Source code of charts
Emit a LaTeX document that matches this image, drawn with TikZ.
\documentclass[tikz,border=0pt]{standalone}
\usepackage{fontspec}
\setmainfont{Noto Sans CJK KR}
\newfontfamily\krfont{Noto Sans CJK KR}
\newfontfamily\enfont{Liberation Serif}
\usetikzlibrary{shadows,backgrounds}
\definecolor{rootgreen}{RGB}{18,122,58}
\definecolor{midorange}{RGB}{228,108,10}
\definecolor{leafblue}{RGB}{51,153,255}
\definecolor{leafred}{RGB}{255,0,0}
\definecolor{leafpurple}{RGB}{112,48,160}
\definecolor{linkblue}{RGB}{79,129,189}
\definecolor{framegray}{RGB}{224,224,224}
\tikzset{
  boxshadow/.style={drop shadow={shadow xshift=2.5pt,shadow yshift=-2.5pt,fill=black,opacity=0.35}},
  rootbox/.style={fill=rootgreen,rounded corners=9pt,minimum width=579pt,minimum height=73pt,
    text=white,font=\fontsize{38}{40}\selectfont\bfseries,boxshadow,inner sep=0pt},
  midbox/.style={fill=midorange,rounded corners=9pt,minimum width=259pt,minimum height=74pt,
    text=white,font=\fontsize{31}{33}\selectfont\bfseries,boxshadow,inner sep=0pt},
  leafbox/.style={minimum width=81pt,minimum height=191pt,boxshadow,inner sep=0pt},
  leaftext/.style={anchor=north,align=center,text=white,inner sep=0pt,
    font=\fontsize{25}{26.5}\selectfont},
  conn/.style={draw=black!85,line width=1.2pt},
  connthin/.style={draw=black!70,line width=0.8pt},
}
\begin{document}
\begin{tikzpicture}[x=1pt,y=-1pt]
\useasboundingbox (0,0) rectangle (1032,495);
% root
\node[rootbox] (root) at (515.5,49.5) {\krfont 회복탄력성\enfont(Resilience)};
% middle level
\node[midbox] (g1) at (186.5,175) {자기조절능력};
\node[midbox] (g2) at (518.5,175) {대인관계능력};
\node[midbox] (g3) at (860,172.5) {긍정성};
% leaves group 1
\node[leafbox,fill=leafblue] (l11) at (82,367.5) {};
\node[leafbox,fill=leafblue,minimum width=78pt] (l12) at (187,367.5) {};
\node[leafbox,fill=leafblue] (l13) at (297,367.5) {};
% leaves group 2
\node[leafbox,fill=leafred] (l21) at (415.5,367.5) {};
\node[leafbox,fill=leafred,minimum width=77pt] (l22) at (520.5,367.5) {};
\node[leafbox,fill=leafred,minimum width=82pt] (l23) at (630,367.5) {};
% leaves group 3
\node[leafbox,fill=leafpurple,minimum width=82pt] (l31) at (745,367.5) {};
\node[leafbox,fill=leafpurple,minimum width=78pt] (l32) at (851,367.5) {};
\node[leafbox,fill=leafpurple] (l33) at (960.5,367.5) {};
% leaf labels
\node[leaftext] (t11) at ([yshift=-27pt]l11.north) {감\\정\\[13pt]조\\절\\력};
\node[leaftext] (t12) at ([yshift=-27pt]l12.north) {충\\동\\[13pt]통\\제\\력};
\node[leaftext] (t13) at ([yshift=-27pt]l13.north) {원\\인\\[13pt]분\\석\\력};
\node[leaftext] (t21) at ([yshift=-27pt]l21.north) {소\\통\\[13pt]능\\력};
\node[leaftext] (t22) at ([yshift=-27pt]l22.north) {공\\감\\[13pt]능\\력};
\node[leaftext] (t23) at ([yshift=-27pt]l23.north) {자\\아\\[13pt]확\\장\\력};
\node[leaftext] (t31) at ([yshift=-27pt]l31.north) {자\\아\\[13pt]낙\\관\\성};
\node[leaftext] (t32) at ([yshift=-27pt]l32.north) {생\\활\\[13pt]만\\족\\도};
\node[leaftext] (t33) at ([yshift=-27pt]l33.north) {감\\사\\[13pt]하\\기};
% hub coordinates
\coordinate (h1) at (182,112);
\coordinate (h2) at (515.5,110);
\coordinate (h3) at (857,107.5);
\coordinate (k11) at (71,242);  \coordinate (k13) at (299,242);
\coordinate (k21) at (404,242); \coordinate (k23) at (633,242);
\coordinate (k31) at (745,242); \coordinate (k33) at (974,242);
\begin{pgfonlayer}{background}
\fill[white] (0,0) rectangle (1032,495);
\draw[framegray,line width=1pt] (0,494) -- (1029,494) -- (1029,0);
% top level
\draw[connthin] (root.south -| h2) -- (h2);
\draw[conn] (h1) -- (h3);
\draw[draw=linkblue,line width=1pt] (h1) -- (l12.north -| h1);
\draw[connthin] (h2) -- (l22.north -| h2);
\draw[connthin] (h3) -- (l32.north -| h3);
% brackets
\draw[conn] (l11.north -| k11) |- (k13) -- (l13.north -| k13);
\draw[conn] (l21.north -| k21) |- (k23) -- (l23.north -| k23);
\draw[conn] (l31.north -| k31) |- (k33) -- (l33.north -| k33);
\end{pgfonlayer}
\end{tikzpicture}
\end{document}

==

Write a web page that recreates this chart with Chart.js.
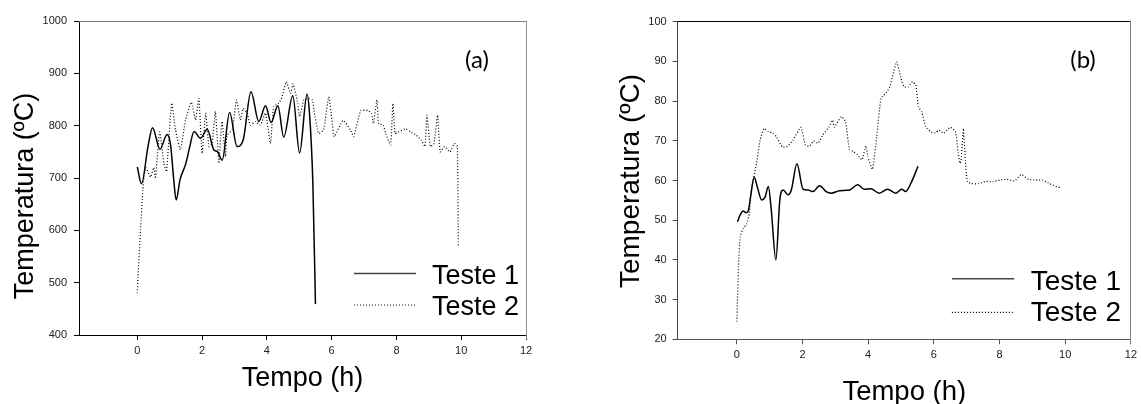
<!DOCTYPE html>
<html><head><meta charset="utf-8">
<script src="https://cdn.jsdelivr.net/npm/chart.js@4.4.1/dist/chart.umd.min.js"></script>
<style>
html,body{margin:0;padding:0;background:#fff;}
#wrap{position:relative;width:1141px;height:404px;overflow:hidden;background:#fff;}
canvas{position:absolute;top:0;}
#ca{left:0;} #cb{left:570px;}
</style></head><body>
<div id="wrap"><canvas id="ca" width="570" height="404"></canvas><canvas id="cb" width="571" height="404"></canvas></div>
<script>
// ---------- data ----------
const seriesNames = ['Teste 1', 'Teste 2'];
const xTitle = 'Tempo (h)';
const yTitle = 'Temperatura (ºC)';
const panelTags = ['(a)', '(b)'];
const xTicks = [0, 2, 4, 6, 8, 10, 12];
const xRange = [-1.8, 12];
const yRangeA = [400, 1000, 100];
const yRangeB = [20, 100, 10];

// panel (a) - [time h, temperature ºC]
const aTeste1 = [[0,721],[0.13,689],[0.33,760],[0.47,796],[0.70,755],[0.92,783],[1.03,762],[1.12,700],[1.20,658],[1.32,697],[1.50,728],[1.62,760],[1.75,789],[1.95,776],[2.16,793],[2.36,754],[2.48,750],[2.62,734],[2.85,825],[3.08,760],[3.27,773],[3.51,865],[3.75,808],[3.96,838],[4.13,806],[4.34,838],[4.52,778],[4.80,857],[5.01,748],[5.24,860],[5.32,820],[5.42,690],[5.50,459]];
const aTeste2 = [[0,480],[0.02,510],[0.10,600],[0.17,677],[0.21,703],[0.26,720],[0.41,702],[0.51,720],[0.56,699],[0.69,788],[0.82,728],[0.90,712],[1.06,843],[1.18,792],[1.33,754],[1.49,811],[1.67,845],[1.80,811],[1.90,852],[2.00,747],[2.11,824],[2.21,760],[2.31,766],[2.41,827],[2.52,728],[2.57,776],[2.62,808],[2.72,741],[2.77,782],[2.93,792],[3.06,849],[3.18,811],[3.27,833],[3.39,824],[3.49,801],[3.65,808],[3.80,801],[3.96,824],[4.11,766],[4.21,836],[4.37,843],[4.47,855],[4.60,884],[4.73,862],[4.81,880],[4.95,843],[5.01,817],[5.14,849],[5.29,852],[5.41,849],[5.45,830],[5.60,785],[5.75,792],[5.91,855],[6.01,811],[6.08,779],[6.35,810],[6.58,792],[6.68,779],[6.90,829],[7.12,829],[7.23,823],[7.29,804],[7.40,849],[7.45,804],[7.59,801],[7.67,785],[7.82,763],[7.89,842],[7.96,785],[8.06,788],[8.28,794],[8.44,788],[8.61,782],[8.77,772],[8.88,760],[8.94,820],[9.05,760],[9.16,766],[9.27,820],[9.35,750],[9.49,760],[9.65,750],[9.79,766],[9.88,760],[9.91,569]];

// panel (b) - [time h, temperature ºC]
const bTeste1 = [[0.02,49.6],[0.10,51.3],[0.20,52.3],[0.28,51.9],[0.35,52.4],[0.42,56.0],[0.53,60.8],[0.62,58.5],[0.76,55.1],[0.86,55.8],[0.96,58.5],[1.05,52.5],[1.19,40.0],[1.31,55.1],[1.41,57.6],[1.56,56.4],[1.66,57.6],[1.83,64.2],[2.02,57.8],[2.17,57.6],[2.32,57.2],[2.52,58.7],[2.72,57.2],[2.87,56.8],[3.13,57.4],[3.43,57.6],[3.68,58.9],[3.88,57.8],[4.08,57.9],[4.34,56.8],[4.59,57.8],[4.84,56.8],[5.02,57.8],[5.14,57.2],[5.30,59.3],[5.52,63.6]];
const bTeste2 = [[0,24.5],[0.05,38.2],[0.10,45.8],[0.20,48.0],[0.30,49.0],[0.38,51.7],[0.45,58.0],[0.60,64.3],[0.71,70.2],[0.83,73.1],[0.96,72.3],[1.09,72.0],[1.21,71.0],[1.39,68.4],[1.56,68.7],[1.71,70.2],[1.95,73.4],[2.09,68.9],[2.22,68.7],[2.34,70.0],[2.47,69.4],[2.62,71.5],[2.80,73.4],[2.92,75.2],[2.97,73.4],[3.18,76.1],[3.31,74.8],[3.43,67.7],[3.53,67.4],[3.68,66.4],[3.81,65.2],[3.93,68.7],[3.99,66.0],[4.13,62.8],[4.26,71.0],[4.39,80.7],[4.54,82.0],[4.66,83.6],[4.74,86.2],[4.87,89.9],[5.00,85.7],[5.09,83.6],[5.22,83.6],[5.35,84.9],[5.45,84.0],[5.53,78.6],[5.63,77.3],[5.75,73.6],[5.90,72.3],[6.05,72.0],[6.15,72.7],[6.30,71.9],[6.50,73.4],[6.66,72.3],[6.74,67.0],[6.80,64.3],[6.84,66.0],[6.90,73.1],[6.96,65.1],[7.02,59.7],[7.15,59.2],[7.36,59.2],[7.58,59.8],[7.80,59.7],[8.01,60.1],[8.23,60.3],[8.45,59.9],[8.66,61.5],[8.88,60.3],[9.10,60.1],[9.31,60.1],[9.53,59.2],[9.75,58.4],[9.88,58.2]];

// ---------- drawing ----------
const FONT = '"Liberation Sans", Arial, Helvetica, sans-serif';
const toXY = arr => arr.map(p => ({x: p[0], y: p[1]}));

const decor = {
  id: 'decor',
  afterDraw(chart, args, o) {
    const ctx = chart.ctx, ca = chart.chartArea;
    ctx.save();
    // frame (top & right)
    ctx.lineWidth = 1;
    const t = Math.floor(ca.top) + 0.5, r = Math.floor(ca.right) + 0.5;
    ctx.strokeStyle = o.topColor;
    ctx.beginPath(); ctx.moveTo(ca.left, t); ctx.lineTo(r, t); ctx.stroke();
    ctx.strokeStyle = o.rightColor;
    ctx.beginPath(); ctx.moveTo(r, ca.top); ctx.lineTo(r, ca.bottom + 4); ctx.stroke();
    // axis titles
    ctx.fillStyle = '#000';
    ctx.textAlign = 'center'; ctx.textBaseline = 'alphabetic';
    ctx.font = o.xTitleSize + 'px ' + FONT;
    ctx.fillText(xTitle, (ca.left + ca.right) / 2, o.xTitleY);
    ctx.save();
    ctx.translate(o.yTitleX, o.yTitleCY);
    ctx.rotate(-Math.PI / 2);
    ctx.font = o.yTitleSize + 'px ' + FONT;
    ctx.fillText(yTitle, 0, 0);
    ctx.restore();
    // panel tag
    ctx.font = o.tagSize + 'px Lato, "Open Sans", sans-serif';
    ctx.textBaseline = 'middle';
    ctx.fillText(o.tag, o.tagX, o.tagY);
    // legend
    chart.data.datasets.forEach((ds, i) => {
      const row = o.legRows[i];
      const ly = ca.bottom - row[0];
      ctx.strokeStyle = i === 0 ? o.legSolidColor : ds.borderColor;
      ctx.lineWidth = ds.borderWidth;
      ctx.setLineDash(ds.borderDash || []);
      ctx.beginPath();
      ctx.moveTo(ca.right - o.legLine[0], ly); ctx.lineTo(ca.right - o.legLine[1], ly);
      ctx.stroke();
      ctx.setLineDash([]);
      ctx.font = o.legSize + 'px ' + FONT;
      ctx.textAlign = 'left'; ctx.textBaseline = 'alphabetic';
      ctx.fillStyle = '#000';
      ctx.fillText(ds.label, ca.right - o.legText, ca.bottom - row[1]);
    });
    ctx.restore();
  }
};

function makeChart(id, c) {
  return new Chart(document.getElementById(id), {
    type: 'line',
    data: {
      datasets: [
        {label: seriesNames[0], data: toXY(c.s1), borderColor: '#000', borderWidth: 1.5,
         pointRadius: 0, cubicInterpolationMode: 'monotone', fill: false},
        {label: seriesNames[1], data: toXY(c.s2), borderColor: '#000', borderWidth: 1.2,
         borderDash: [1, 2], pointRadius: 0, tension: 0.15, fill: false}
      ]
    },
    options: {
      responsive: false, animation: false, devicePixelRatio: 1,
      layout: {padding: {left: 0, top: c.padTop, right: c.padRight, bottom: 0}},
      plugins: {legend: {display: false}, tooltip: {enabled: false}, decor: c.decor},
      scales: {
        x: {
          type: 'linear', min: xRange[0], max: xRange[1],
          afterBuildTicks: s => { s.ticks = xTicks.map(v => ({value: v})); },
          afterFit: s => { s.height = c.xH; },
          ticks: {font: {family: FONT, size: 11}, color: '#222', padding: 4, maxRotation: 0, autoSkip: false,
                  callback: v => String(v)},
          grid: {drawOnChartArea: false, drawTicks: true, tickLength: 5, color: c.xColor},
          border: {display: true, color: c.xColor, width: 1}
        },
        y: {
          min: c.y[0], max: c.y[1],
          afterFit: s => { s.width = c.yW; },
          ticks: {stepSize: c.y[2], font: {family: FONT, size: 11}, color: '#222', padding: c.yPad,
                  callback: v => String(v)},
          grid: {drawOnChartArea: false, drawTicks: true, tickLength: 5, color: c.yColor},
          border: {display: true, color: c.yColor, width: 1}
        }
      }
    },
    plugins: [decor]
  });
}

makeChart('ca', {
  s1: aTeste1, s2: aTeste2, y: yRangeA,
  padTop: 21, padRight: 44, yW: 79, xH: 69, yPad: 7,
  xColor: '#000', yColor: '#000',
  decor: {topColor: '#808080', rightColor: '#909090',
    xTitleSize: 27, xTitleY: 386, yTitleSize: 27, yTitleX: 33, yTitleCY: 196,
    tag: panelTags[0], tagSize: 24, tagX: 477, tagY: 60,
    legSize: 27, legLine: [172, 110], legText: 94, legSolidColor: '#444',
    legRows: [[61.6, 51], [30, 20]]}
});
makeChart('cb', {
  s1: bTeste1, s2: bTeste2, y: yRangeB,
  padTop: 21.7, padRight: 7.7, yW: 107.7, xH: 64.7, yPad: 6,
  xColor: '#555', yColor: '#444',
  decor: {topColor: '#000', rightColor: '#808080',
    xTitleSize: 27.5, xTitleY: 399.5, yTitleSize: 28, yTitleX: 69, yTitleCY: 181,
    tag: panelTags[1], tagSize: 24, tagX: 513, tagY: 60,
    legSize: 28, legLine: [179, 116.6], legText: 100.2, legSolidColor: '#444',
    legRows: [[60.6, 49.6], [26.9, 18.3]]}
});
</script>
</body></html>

==

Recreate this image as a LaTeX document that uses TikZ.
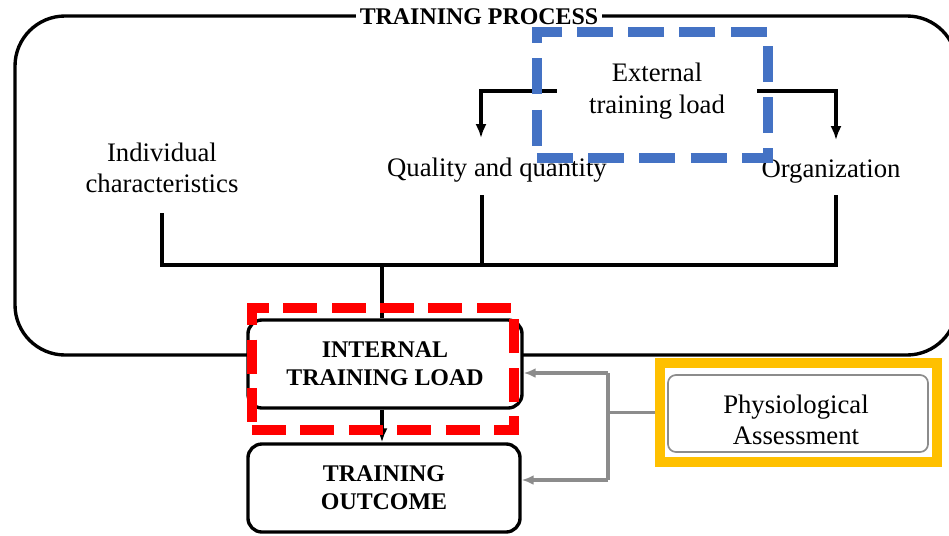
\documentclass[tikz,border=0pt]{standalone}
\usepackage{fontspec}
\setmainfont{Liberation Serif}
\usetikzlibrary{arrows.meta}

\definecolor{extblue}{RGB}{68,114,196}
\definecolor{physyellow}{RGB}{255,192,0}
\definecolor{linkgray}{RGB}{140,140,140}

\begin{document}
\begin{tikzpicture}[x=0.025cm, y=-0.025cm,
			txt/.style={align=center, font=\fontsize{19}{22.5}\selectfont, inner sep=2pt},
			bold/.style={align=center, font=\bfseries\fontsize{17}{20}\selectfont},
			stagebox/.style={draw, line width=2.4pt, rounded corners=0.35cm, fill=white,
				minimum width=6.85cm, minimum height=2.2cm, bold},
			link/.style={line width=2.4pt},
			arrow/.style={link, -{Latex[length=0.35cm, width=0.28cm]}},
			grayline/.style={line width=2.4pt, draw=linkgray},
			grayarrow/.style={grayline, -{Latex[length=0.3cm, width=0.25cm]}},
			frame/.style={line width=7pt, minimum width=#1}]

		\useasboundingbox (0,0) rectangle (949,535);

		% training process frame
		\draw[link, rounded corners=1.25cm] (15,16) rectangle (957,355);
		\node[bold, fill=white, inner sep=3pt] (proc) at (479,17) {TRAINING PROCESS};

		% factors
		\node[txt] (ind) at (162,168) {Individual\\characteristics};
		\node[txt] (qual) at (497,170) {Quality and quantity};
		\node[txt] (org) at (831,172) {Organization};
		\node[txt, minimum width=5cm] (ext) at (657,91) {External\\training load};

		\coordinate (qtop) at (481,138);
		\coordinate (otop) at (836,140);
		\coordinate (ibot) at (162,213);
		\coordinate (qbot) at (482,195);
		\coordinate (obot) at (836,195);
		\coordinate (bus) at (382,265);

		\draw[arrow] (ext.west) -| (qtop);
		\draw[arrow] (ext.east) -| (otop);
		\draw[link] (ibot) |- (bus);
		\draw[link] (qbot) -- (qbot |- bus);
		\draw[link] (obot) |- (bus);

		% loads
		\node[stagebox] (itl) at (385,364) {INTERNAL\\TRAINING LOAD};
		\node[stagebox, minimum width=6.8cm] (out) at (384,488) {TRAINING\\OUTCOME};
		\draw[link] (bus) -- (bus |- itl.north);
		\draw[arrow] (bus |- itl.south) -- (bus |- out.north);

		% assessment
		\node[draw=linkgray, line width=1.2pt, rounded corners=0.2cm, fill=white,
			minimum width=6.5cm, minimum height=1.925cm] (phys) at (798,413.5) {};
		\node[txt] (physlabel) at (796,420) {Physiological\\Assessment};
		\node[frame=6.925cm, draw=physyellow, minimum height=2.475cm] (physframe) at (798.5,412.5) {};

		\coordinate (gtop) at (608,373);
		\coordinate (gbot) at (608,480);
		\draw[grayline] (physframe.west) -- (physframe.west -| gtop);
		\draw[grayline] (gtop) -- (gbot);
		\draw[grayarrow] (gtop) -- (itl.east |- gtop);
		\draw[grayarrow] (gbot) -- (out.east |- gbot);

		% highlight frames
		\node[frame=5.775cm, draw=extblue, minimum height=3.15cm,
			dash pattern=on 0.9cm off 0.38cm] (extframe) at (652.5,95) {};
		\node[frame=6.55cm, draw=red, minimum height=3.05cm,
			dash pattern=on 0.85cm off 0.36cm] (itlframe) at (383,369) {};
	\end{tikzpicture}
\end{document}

__What you will do__. Count how many lines of the data include the word "this". Your reply should be that number alone.

__Result of the task__. 3